OPEC mulling over limiting Libya, Nigeria’s rising oil pump

The OPEC production-cut agreement was meant o bring the world’s oversupply of oil back in line with demand and thereby boost slumping crude prices. Instead, the petroleum market has remained depressed this year, with prices stuck below $50 a barrel as oil supplies remain high. (Bloomberg)

OPEC is considering putting a limit on how much oil members Nigeria and Libya can pump, cartel delegates say, as surging production from those countries is complicating the cartel’s plans to influence crude prices.
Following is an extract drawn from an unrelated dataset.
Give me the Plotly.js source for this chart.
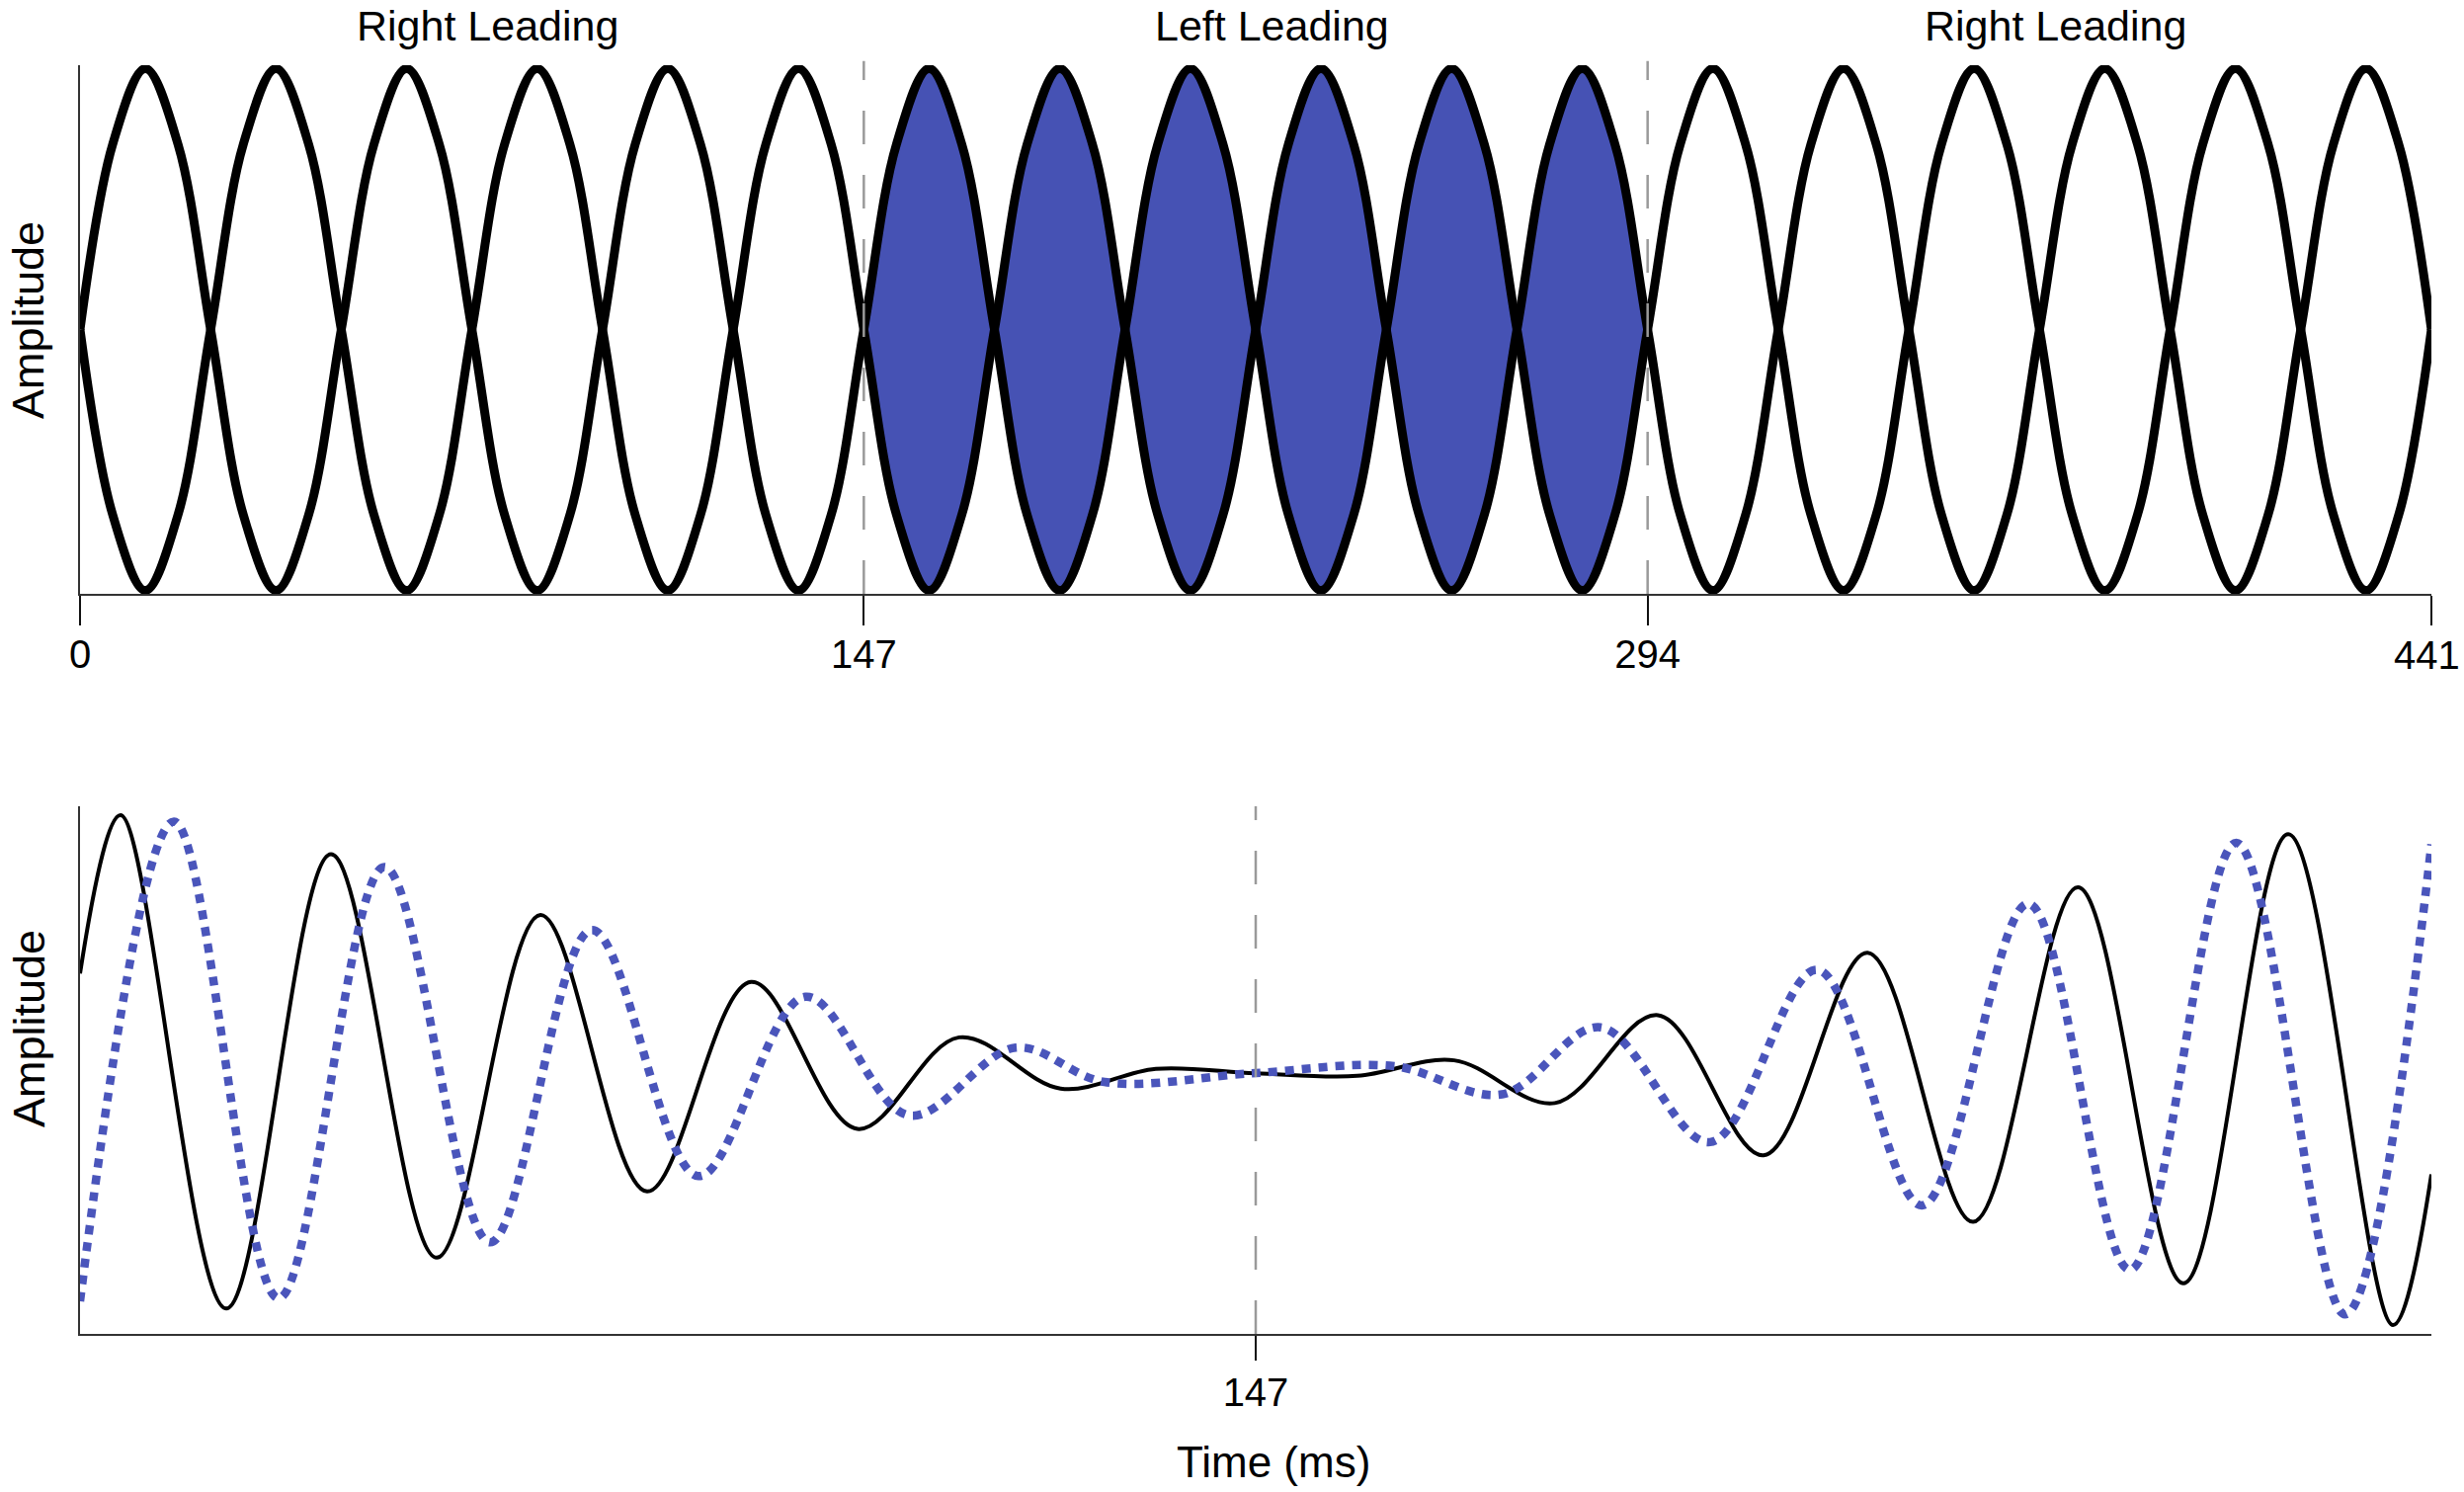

Libya’s crude-oil output has surged to over one million barrels a day, up from 400,000 in October, while Nigeria’s output has risen to 1.6 million barrels a day, up 200,000 barrels a day since October, according to JBC, a Vienna-based energy-industry consultancy.

Those increases have unnerved the Organization of the Petroleum Exporting Countries, the 14-nation cartel that joined forces last year with Russia and other big non-OPEC producers in an agreement to withhold almost 1.8 million barrels of oil from market every day. Libya and Nigeria were exempted from the obligation to cut because their industries had been crippled by civil unrest.

“Nigeria is definitely becoming a worry for us,” said a delegate to OPEC from a Persian Gulf Arab country. OPEC delegates from several other countries echoed his concerns.